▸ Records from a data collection
::::::
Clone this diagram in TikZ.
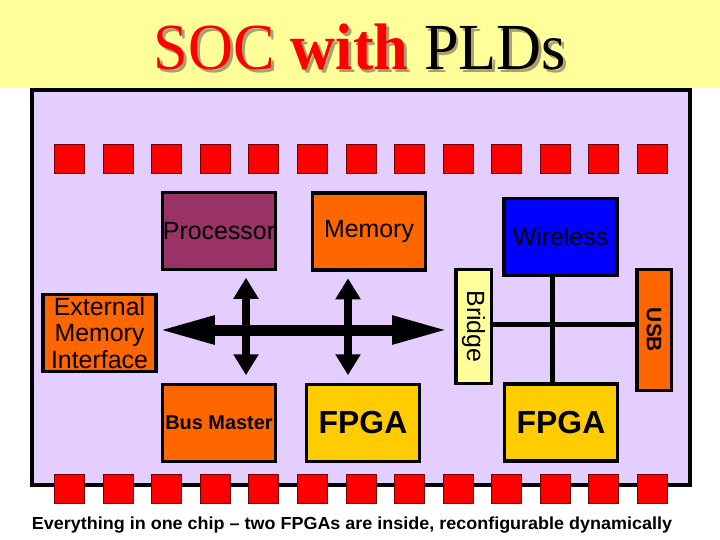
\documentclass[tikz,border=0pt]{standalone}
\usepackage{fontspec}
\setmainfont{Liberation Sans}
\newfontfamily\titlefont{Liberation Serif}
\usetikzlibrary{arrows.meta}
\definecolor{bandyellow}{RGB}{255,255,153}
\definecolor{chiplilac}{RGB}{228,206,255}
\definecolor{procpurple}{RGB}{153,51,102}
\definecolor{blockorange}{RGB}{255,102,0}
\definecolor{fpgagold}{RGB}{255,204,0}
\definecolor{padred}{RGB}{255,0,0}
\definecolor{shadowgray}{RGB}{170,160,110}

\tikzset{
  block/.style={draw=black, line width=3.5bp, minimum width=113bp, minimum height=77bp,
    inner sep=0pt, font=\fontsize{25}{27}\selectfont},
  bigfont/.style={font=\bfseries\fontsize{32}{36}\selectfont},
  pad/.style={draw=padred!45!black, line width=0.8bp, fill=padred,
    minimum width=30bp, minimum height=29bp, inner sep=0pt},
  hbus/.style={line width=11bp, {Triangle[length=57bp,width=26bp]}-{Triangle[length=57bp,width=26bp]}},
  vbus/.style={line width=8.5bp, {Triangle[length=21bp,width=24bp]}-{Triangle[length=21bp,width=24bp]}},
  wire/.style={line width=5bp}
}

\begin{document}
\begin{tikzpicture}[x=1bp,y=-1bp]
  \useasboundingbox (0,0) rectangle (720,540);
  \fill[bandyellow] (0,0) rectangle (720,88);

  \node[anchor=base, text=shadowgray] (titleshadow) at (362.5,72.5)
    {\resizebox{412bp}{\height}{\titlefont\fontsize{66}{70}\selectfont SOC {\bfseries with} PLDs}};
  \node[anchor=base] (title) at (360,70)
    {\resizebox{412bp}{\height}{\titlefont\fontsize{66}{70}\selectfont{\color{red}SOC {\bfseries with}} PLDs}};

  \draw[line width=4bp, fill=chiplilac] (32,90) rectangle (690,485);

  \foreach \i in {0,...,12} {
    \node[pad] (top\i) at (69.5+48.58*\i,159) {};
    \node[pad] (bot\i) at (69.5+48.58*\i,489) {};
  }

  \node[block, fill=procpurple] (proc) at (219,231) {Processor};
  \node[block, fill=blockorange] (mem) at (369,231.5) {Memory};
  \node[block, fill=blue] (wireless) at (560.5,237) {Wireless};
  \node[block, fill=blockorange, align=center] (emi) at (99.5,333) {External\\Memory\\Interface};
  \node[block, fill=bandyellow, minimum width=35.5bp, minimum height=113.5bp] (bridge) at (473.5,326.5)
    {\rotatebox{-90}{Bridge}};
  \node[block, fill=blockorange, minimum width=34.5bp, minimum height=120.5bp, font=\bfseries\fontsize{21}{25}\selectfont]
    (usb) at (654,330) {\rotatebox{-90}{USB}};
  \node[block, fill=blockorange, font=\bfseries\fontsize{20}{23}\selectfont] (busm) at (219,423) {Bus Master};
  \node[block, fill=fpgagold, bigfont] (fpga1) at (363,423) {FPGA};
  \node[block, fill=fpgagold, bigfont] (fpga2) at (561,422.5) {FPGA};

  \coordinate (busy) at (0,330);
  \coordinate (lane1) at (246,0);
  \coordinate (lane2) at (348,0);
  \coordinate (hub) at (552.5,324.5);

  \draw[hbus, shorten >=5bp] (emi.east |- busy) -- (bridge.west |- busy);
  \draw[vbus, shorten <=6.5bp, shorten >=7.5bp] (proc.south -| lane1) -- (busm.north -| lane1);
  \draw[vbus, shorten <=6.5bp, shorten >=7.5bp] (mem.south -| lane2) -- (fpga1.north -| lane2);
  \draw[wire] (bridge.east |- hub) -- (usb.west |- hub);
  \draw[wire] (wireless.south -| hub) -- (fpga2.north -| hub);

  \node[anchor=base] (caption) at (352,529)
    {\resizebox{640bp}{\height}{\bfseries\fontsize{17.5}{20}\selectfont Everything in one chip -- two FPGAs are inside, reconfigurable dynamically}};
\end{tikzpicture}
\end{document}
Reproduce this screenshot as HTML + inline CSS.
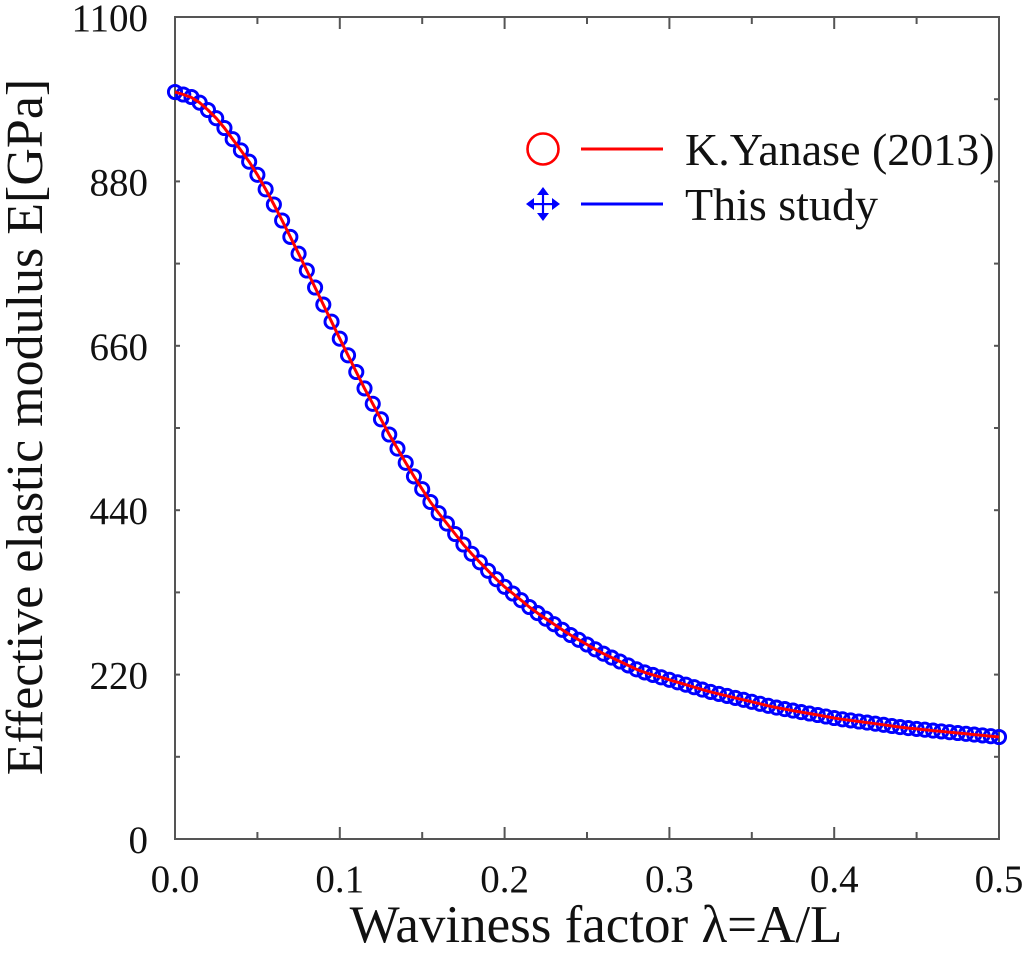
<!DOCTYPE html>
<html><head><meta charset="utf-8"><style>
html,body{margin:0;padding:0;background:#fff;}
svg{display:block;}
text{font-family:"Liberation Serif","DejaVu Serif",serif;fill:#111;}
</style></head><body>
<svg width="1024" height="957" viewBox="0 0 1024 957" xmlns="http://www.w3.org/2000/svg">
<rect width="1024" height="957" fill="#fff"/>
<!-- frame -->
<rect x="175" y="17" width="824" height="822" fill="none" stroke="#555" stroke-width="2"/>
<!-- x ticks bottom/top -->
<g stroke="#555" stroke-width="2">
<line x1="257.4" y1="839" x2="257.4" y2="832"/><line x1="339.8" y1="839" x2="339.8" y2="827"/>
<line x1="422.2" y1="839" x2="422.2" y2="832"/><line x1="504.6" y1="839" x2="504.6" y2="827"/>
<line x1="587" y1="839" x2="587" y2="832"/><line x1="669.4" y1="839" x2="669.4" y2="827"/>
<line x1="751.8" y1="839" x2="751.8" y2="832"/><line x1="834.2" y1="839" x2="834.2" y2="827"/>
<line x1="916.6" y1="839" x2="916.6" y2="832"/>
<line x1="257.4" y1="17" x2="257.4" y2="24"/><line x1="339.8" y1="17" x2="339.8" y2="29"/>
<line x1="422.2" y1="17" x2="422.2" y2="24"/><line x1="504.6" y1="17" x2="504.6" y2="29"/>
<line x1="587" y1="17" x2="587" y2="24"/><line x1="669.4" y1="17" x2="669.4" y2="29"/>
<line x1="751.8" y1="17" x2="751.8" y2="24"/><line x1="834.2" y1="17" x2="834.2" y2="29"/>
<line x1="916.6" y1="17" x2="916.6" y2="24"/>
<!-- y ticks -->
<line x1="175" y1="756.8" x2="180" y2="756.8"/><line x1="175" y1="674.6" x2="180" y2="674.6"/>
<line x1="175" y1="592.4" x2="180" y2="592.4"/><line x1="175" y1="510.2" x2="180" y2="510.2"/>
<line x1="175" y1="428" x2="180" y2="428"/><line x1="175" y1="345.8" x2="180" y2="345.8"/>
<line x1="175" y1="263.6" x2="180" y2="263.6"/><line x1="175" y1="181.4" x2="180" y2="181.4"/>
<line x1="175" y1="99.2" x2="180" y2="99.2"/>
<line x1="999" y1="756.8" x2="994" y2="756.8"/><line x1="999" y1="674.6" x2="994" y2="674.6"/>
<line x1="999" y1="592.4" x2="994" y2="592.4"/><line x1="999" y1="510.2" x2="994" y2="510.2"/>
<line x1="999" y1="428" x2="994" y2="428"/><line x1="999" y1="345.8" x2="994" y2="345.8"/>
<line x1="999" y1="263.6" x2="994" y2="263.6"/><line x1="999" y1="181.4" x2="994" y2="181.4"/>
<line x1="999" y1="99.2" x2="994" y2="99.2"/>
</g>
<!-- y tick labels -->
<g font-size="39" text-anchor="end">
<text x="148" y="853">0</text>
<text x="148" y="688.6">220</text>
<text x="148" y="524.2">440</text>
<text x="148" y="359.8">660</text>
<text x="148" y="195.4">880</text>
<text x="148" y="31">1100</text>
</g>
<!-- x tick labels -->
<g font-size="39" text-anchor="middle">
<text x="175" y="892">0.0</text>
<text x="339.8" y="892">0.1</text>
<text x="504.6" y="892">0.2</text>
<text x="669.4" y="892">0.3</text>
<text x="834.2" y="892">0.4</text>
<text x="999" y="892">0.5</text>
</g>
<!-- axis labels -->
<text x="596" y="942" font-size="53" text-anchor="middle">Waviness factor λ=A/L</text>
<text transform="translate(42,427) rotate(-90)" font-size="52" text-anchor="middle">Effective elastic modulus E[GPa]</text>

<!-- blue markers -->
<g fill="none" stroke="#0000ff" stroke-width="2.9">
<circle cx="175" cy="92" r="6.6"/><circle cx="183.24" cy="94.5" r="6.6"/><circle cx="191.48" cy="97" r="6.6"/><circle cx="199.72" cy="102.7" r="6.6"/><circle cx="207.96" cy="110" r="6.6"/><circle cx="216.2" cy="118.2" r="6.6"/><circle cx="224.44" cy="128" r="6.6"/><circle cx="232.68" cy="139.2" r="6.6"/><circle cx="240.92" cy="150.4" r="6.6"/><circle cx="249.16" cy="161.7" r="6.6"/>
<circle cx="257.4" cy="174.8" r="6.6"/><circle cx="265.64" cy="189.3" r="6.6"/><circle cx="273.88" cy="204.5" r="6.6"/><circle cx="282.12" cy="220.5" r="6.6"/><circle cx="290.36" cy="236.9" r="6.6"/><circle cx="298.6" cy="253.7" r="6.6"/><circle cx="306.84" cy="270.5" r="6.6"/><circle cx="315.08" cy="287.5" r="6.6"/><circle cx="323.32" cy="304.6" r="6.6"/><circle cx="331.56" cy="321.7" r="6.6"/>
<circle cx="339.8" cy="338.7" r="6.6"/><circle cx="348.04" cy="355.3" r="6.6"/><circle cx="356.28" cy="372" r="6.6"/><circle cx="364.52" cy="388.4" r="6.6"/><circle cx="372.76" cy="403.8" r="6.6"/><circle cx="381" cy="419.3" r="6.6"/><circle cx="389.24" cy="434.5" r="6.6"/><circle cx="397.48" cy="448.6" r="6.6"/><circle cx="405.72" cy="462.8" r="6.6"/><circle cx="413.96" cy="476.4" r="6.6"/>
<circle cx="422.2" cy="489.2" r="6.6"/><circle cx="430.44" cy="502" r="6.6"/><circle cx="438.68" cy="513.2" r="6.6"/><circle cx="446.92" cy="523.6" r="6.6"/><circle cx="455.16" cy="534" r="6.6"/><circle cx="463.4" cy="544.5" r="6.6"/><circle cx="471.64" cy="553.8" r="6.6"/><circle cx="479.88" cy="562.3" r="6.6"/><circle cx="488.12" cy="570.8" r="6.6"/><circle cx="496.36" cy="579.2" r="6.6"/>
<circle cx="504.6" cy="586.8" r="6.6"/><circle cx="512.84" cy="593.5" r="6.6"/><circle cx="521.08" cy="600.2" r="6.6"/><circle cx="529.32" cy="607" r="6.6"/><circle cx="537.56" cy="613.1" r="6.6"/><circle cx="545.8" cy="618.7" r="6.6"/><circle cx="554.04" cy="624.2" r="6.6"/><circle cx="562.28" cy="629.8" r="6.6"/><circle cx="570.52" cy="635" r="6.6"/><circle cx="578.76" cy="639.8" r="6.6"/>
<circle cx="587" cy="644.5" r="6.6"/><circle cx="595.24" cy="649.3" r="6.6"/><circle cx="603.48" cy="653.7" r="6.6"/><circle cx="611.72" cy="657.6" r="6.6"/><circle cx="619.96" cy="661.5" r="6.6"/><circle cx="628.2" cy="665.4" r="6.6"/><circle cx="636.44" cy="669.3" r="6.6"/><circle cx="644.68" cy="672.4" r="6.6"/><circle cx="652.92" cy="674.9" r="6.6"/><circle cx="661.16" cy="677.3" r="6.6"/>
<circle cx="669.4" cy="679.8" r="6.6"/><circle cx="677.64" cy="682.3" r="6.6"/><circle cx="685.88" cy="684.7" r="6.6"/><circle cx="694.12" cy="687.2" r="6.6"/><circle cx="702.36" cy="689.6" r="6.6"/><circle cx="710.6" cy="691.9" r="6.6"/><circle cx="718.84" cy="693.9" r="6.6"/><circle cx="727.08" cy="695.9" r="6.6"/><circle cx="735.32" cy="697.9" r="6.6"/><circle cx="743.56" cy="699.8" r="6.6"/>
<circle cx="751.8" cy="701.8" r="6.6"/><circle cx="760.04" cy="703.8" r="6.6"/><circle cx="768.28" cy="705.8" r="6.6"/><circle cx="776.52" cy="707.6" r="6.6"/><circle cx="784.76" cy="709.1" r="6.6"/><circle cx="793" cy="710.6" r="6.6"/><circle cx="801.24" cy="712.1" r="6.6"/><circle cx="809.48" cy="713.5" r="6.6"/><circle cx="817.72" cy="715" r="6.6"/><circle cx="825.96" cy="716.5" r="6.6"/>
<circle cx="834.2" cy="718" r="6.6"/><circle cx="842.44" cy="719.3" r="6.6"/><circle cx="850.68" cy="720.4" r="6.6"/><circle cx="858.92" cy="721.5" r="6.6"/><circle cx="867.16" cy="722.6" r="6.6"/><circle cx="875.4" cy="723.7" r="6.6"/><circle cx="883.64" cy="724.8" r="6.6"/><circle cx="891.88" cy="726" r="6.6"/><circle cx="900.12" cy="727.1" r="6.6"/><circle cx="908.36" cy="728.1" r="6.6"/>
<circle cx="916.6" cy="728.9" r="6.6"/><circle cx="924.84" cy="729.7" r="6.6"/><circle cx="933.08" cy="730.6" r="6.6"/><circle cx="941.32" cy="731.4" r="6.6"/><circle cx="949.56" cy="732.2" r="6.6"/><circle cx="957.8" cy="733" r="6.6"/><circle cx="966.04" cy="733.8" r="6.6"/><circle cx="974.28" cy="734.6" r="6.6"/><circle cx="982.52" cy="735.4" r="6.6"/><circle cx="990.76" cy="736.2" r="6.6"/>
<circle cx="999" cy="737" r="6.6"/>
</g>
<!-- red line -->
<polyline fill="none" stroke="#ff0000" stroke-width="3" stroke-linejoin="round" points="175,92 183.24,94.5 191.48,97.5 199.72,102.7 207.96,110 216.2,118.2 224.44,128 232.68,139.2 240.92,150.4 249.16,161.7 257.4,174.8 265.64,189.3 273.88,204.5 282.12,220.5 290.36,236.9 298.6,253.7 306.84,270.5 315.08,287.5 323.32,304.6 331.56,321.7 339.8,338.7 348.04,355.3 356.28,372 364.52,388.4 372.76,403.8 381,419.3 389.24,434.5 397.48,448.6 405.72,462.8 413.96,476.4 422.2,489.2 430.44,502 438.68,513.2 446.92,523.6 455.16,534 463.4,544.5 471.64,553.8 479.88,562.3 488.12,570.8 496.36,579.2 504.6,586.8 512.84,593.5 521.08,600.2 529.32,607 537.56,613.1 545.8,618.7 554.04,624.2 562.28,629.8 570.52,635 578.76,639.8 587,644.5 595.24,649.3 603.48,653.7 611.72,657.6 619.96,661.5 628.2,665.4 636.44,669.3 644.68,672.4 652.92,674.9 661.16,677.3 669.4,679.8 677.64,682.3 685.88,684.7 694.12,687.2 702.36,689.6 710.6,691.9 718.84,693.9 727.08,695.9 735.32,697.9 743.56,699.8 751.8,701.8 760.04,703.8 768.28,705.8 776.52,707.6 784.76,709.1 793,710.6 801.24,712.1 809.48,713.5 817.72,715 825.96,716.5 834.2,718 842.44,719.3 850.68,720.4 858.92,721.5 867.16,722.6 875.4,723.7 883.64,724.8 891.88,726 900.12,727.1 908.36,728.1 916.6,728.9 924.84,729.7 933.08,730.6 941.32,731.4 949.56,732.2 957.8,733 966.04,733.8 974.28,734.6 982.52,735.4 990.76,736.2 999,737"/>

<!-- legend -->
<circle cx="543" cy="149" r="15.5" fill="none" stroke="#ff0000" stroke-width="2.6"/>
<line x1="581" y1="149" x2="663" y2="149" stroke="#ff0000" stroke-width="3"/>
<text x="685" y="165" font-size="46">K.Yanase (2013)</text>
<g fill="#0000ff" stroke="none">
<rect x="528" y="203" width="30" height="2.2"/>
<rect x="541.9" y="189" width="2.2" height="30"/>
<polygon points="543,187 537,195 549,195"/>
<polygon points="543,221 537,213 549,213"/>
<polygon points="526,204 534,198 534,210"/>
<polygon points="560,204 552,198 552,210"/>
</g>
<line x1="581" y1="204" x2="663" y2="204" stroke="#0000ff" stroke-width="3"/>
<text x="685" y="220" font-size="46">This study</text>
</svg>
</body></html>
::::::
▸ Given request
Repeat word for word the lines above, from the first entry through the line containing "(32,90) rectangle (690,485);", with both ends kept and the pictures dropped.

▸ Solution
Clone this diagram in TikZ.
\documentclass[tikz,border=0pt]{standalone}
\usepackage{fontspec}
\setmainfont{Liberation Sans}
\newfontfamily\titlefont{Liberation Serif}
\usetikzlibrary{arrows.meta}
\definecolor{bandyellow}{RGB}{255,255,153}
\definecolor{chiplilac}{RGB}{228,206,255}
\definecolor{procpurple}{RGB}{153,51,102}
\definecolor{blockorange}{RGB}{255,102,0}
\definecolor{fpgagold}{RGB}{255,204,0}
\definecolor{padred}{RGB}{255,0,0}
\definecolor{shadowgray}{RGB}{170,160,110}

\tikzset{
  block/.style={draw=black, line width=3.5bp, minimum width=113bp, minimum height=77bp,
    inner sep=0pt, font=\fontsize{25}{27}\selectfont},
  bigfont/.style={font=\bfseries\fontsize{32}{36}\selectfont},
  pad/.style={draw=padred!45!black, line width=0.8bp, fill=padred,
    minimum width=30bp, minimum height=29bp, inner sep=0pt},
  hbus/.style={line width=11bp, {Triangle[length=57bp,width=26bp]}-{Triangle[length=57bp,width=26bp]}},
  vbus/.style={line width=8.5bp, {Triangle[length=21bp,width=24bp]}-{Triangle[length=21bp,width=24bp]}},
  wire/.style={line width=5bp}
}

\begin{document}
\begin{tikzpicture}[x=1bp,y=-1bp]
  \useasboundingbox (0,0) rectangle (720,540);
  \fill[bandyellow] (0,0) rectangle (720,88);

  \node[anchor=base, text=shadowgray] (titleshadow) at (362.5,72.5)
    {\resizebox{412bp}{\height}{\titlefont\fontsize{66}{70}\selectfont SOC {\bfseries with} PLDs}};
  \node[anchor=base] (title) at (360,70)
    {\resizebox{412bp}{\height}{\titlefont\fontsize{66}{70}\selectfont{\color{red}SOC {\bfseries with}} PLDs}};

  \draw[line width=4bp, fill=chiplilac] (32,90) rectangle (690,485);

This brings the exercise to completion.